▶ What the task requires
Extract every line of the material that holds the string "Convert".

▶ Data extract
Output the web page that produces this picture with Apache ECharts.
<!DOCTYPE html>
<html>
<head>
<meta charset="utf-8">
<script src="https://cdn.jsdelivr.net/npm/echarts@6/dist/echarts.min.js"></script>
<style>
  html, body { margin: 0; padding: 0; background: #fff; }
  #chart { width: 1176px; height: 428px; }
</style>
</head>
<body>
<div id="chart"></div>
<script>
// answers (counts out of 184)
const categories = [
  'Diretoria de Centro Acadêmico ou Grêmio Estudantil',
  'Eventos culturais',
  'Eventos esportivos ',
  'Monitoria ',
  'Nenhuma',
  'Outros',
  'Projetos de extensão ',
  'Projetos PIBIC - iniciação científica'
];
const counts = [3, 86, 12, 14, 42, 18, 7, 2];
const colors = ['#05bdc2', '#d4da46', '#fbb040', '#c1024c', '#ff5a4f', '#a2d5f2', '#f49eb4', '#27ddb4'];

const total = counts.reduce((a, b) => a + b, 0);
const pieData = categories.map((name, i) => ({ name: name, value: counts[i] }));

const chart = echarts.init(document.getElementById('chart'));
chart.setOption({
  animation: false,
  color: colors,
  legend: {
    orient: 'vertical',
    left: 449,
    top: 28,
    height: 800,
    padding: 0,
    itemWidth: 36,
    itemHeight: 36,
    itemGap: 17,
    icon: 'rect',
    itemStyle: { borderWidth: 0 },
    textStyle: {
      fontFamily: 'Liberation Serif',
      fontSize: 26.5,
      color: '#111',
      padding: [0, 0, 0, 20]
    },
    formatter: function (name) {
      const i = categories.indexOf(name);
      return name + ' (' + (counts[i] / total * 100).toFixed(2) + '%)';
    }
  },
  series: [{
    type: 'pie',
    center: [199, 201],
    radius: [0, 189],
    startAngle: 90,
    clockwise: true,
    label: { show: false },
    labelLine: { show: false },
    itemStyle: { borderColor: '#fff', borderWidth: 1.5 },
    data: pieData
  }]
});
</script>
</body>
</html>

...

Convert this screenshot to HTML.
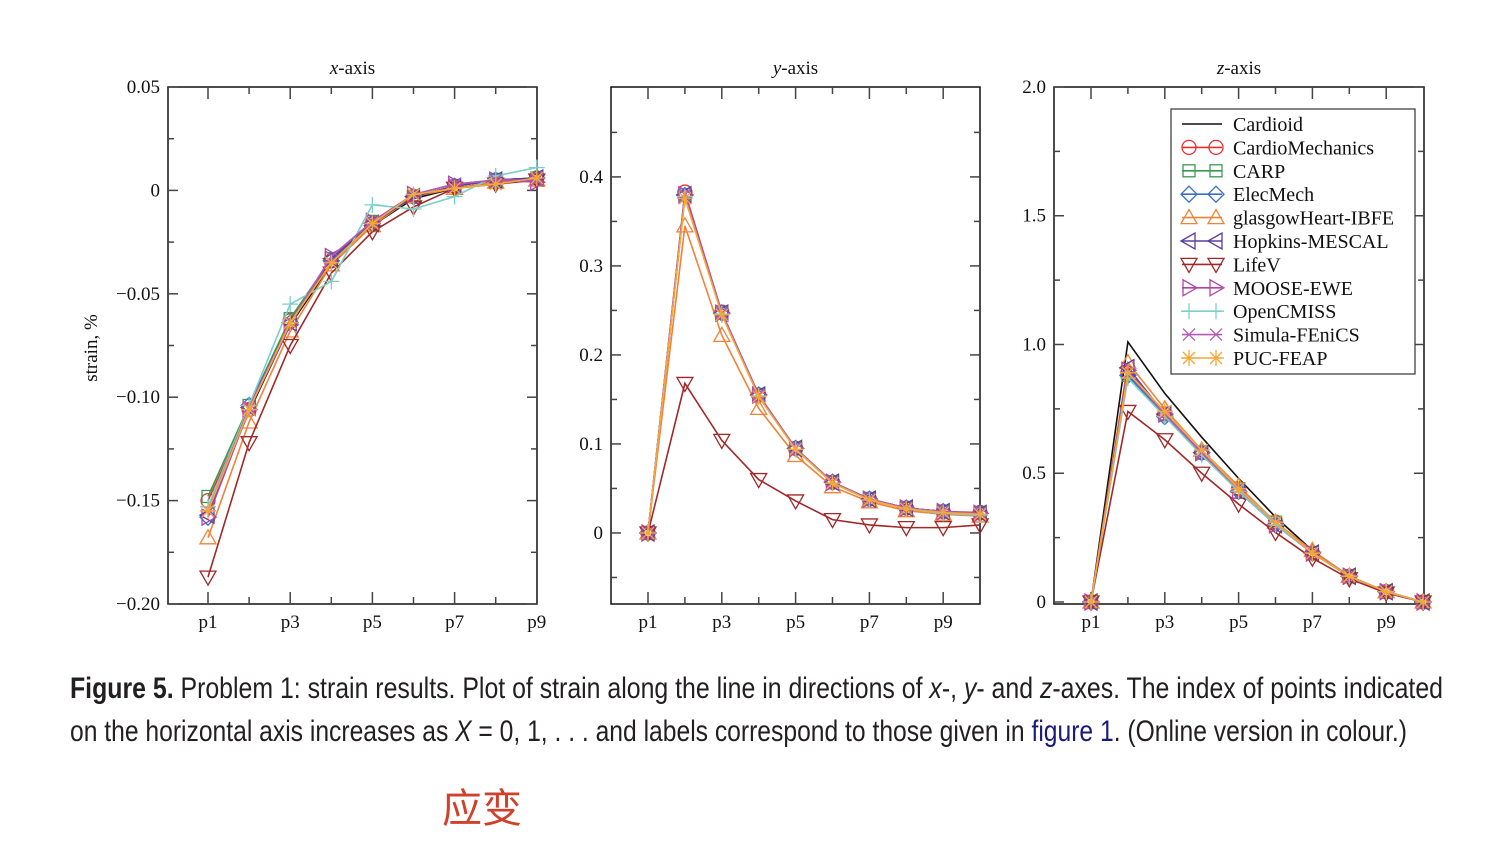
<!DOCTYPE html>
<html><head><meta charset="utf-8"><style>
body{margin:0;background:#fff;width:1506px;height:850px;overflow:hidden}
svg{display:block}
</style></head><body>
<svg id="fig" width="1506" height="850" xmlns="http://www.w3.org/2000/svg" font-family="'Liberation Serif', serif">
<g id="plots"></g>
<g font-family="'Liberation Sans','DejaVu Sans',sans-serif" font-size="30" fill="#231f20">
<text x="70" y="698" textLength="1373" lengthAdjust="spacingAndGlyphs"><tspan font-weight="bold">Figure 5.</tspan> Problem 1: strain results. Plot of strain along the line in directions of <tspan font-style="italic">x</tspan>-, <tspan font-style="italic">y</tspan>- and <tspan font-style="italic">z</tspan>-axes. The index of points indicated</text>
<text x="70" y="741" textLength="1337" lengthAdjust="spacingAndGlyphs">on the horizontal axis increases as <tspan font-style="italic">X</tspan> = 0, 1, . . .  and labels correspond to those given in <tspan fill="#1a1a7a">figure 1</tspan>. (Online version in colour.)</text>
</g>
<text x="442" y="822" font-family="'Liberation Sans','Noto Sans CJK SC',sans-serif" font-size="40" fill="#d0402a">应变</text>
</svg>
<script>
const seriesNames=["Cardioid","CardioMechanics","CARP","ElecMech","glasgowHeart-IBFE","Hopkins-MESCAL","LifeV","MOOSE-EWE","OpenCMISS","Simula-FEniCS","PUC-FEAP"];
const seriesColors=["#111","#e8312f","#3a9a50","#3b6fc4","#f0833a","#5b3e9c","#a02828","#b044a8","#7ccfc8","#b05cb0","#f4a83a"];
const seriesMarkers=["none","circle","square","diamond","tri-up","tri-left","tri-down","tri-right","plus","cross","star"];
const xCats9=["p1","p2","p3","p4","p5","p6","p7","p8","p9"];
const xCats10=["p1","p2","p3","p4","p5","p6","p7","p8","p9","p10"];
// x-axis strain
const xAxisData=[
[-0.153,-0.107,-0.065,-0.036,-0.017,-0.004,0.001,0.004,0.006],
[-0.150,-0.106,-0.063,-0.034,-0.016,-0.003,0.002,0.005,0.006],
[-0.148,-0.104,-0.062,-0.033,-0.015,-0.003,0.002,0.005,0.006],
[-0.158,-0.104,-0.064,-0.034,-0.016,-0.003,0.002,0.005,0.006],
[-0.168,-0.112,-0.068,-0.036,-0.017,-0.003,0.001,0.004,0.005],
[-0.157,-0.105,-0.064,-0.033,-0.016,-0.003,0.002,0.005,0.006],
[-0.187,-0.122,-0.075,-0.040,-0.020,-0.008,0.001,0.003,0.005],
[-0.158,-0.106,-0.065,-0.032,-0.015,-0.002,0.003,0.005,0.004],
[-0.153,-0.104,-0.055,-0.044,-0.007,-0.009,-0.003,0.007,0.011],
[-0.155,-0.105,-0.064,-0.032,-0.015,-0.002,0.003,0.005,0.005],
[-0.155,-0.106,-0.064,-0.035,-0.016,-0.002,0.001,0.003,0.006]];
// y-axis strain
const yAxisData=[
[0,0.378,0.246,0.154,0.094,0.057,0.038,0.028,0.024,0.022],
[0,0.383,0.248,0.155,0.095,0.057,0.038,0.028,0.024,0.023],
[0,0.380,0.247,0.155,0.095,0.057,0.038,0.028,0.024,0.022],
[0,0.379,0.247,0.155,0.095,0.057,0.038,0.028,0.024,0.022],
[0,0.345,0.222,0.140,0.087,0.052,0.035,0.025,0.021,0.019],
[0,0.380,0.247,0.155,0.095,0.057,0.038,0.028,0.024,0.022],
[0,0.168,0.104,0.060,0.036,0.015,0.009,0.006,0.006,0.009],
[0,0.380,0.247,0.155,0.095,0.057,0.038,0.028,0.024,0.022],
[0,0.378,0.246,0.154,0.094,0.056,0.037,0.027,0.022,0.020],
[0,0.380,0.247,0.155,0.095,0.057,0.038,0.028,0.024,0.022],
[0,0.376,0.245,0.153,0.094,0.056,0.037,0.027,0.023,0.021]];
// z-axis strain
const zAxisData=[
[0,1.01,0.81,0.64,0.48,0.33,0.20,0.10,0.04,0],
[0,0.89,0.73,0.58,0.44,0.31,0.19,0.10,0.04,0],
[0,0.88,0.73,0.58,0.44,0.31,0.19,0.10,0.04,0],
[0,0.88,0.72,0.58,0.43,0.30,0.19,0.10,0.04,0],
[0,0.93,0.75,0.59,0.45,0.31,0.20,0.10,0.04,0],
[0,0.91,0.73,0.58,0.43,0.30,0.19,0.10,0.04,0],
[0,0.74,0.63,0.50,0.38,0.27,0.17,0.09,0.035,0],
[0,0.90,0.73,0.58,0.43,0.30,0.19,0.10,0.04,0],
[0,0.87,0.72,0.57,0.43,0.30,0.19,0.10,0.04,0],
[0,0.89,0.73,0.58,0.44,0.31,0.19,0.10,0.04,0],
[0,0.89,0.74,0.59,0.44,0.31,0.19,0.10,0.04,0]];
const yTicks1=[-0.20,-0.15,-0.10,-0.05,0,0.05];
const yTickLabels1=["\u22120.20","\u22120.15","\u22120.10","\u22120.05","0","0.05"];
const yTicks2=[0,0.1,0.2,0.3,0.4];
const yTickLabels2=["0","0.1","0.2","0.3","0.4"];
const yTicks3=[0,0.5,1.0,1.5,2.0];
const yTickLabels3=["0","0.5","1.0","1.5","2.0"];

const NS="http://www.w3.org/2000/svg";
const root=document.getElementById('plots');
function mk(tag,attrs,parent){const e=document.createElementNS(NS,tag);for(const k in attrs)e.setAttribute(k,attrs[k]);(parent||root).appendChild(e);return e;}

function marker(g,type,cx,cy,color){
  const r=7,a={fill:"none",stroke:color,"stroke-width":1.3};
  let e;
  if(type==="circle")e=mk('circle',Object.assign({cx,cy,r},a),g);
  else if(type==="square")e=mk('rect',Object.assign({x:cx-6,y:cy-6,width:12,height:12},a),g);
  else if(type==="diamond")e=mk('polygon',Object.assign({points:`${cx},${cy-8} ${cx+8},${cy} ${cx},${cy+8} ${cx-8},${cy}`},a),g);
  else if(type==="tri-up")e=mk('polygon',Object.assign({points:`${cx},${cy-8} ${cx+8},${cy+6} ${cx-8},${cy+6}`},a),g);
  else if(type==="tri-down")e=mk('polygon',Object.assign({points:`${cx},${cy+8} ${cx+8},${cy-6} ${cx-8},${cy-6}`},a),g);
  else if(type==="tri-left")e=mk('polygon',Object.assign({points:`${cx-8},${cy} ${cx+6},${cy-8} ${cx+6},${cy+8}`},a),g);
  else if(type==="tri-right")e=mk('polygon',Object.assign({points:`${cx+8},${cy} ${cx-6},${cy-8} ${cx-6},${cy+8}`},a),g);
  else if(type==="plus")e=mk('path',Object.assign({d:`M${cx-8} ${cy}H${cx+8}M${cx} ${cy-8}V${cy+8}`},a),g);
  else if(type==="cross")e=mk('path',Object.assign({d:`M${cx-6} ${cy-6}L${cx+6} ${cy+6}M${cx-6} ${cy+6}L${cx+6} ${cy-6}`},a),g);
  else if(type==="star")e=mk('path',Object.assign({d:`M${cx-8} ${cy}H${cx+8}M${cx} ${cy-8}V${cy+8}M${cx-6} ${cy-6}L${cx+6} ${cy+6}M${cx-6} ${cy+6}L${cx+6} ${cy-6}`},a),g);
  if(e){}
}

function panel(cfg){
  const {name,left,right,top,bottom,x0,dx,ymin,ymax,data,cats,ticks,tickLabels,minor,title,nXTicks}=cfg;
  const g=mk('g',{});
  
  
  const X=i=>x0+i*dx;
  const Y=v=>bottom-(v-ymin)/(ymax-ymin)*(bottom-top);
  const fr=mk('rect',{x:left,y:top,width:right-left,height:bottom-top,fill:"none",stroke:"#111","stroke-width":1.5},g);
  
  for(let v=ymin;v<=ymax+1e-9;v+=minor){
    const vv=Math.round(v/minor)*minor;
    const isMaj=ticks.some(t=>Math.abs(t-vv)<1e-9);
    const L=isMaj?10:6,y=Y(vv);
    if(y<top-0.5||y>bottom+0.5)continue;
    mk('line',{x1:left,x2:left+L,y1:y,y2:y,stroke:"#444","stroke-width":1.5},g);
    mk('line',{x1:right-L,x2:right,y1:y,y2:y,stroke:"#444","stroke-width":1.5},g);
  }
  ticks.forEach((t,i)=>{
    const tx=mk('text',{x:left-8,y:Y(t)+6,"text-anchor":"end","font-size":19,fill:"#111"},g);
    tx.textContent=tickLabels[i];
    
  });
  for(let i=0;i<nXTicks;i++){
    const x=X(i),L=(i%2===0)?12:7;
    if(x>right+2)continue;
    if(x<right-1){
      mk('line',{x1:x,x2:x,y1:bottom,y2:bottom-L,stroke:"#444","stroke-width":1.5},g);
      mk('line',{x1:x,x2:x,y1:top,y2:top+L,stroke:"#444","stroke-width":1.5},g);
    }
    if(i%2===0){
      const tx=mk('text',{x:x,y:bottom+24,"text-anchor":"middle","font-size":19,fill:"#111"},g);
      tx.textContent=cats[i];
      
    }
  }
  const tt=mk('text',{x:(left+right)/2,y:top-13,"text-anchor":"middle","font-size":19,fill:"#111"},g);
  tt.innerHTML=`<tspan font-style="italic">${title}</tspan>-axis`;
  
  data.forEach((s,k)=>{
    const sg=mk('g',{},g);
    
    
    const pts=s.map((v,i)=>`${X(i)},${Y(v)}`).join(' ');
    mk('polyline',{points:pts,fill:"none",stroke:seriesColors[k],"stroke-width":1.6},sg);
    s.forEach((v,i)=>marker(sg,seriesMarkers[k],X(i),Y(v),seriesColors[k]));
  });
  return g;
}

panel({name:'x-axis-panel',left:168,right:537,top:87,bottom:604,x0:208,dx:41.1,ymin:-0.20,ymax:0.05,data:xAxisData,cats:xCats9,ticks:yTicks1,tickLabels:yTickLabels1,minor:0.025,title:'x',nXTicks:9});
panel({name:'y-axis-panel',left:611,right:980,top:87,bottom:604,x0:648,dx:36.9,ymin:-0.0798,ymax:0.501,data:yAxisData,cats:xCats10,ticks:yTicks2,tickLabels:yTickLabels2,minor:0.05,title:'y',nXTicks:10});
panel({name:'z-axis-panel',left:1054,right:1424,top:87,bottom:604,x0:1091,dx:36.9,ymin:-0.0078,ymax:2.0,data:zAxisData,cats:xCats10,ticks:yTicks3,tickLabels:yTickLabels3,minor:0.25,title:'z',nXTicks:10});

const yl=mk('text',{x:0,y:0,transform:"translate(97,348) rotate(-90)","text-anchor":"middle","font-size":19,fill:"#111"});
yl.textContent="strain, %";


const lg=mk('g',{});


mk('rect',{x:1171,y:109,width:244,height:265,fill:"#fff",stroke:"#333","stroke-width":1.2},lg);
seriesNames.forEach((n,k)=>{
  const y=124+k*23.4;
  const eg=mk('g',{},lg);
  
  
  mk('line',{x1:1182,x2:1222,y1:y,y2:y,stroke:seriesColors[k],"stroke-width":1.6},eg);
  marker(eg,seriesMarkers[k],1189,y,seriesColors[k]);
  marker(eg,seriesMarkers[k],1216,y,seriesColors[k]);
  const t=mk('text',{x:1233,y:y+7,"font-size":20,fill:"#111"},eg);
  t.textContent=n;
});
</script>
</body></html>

==

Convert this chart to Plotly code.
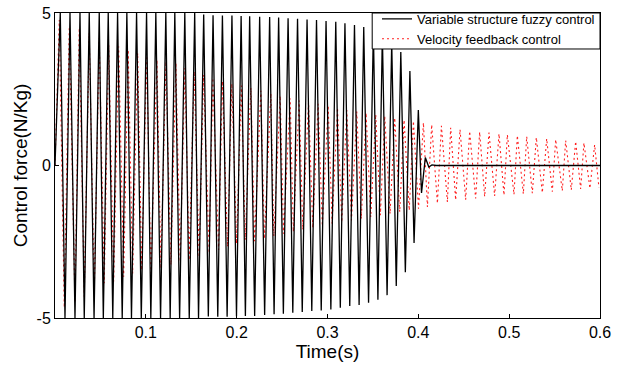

▶ Reply
Convert this screenshot to HTML.
Convert this chart to Plotly code.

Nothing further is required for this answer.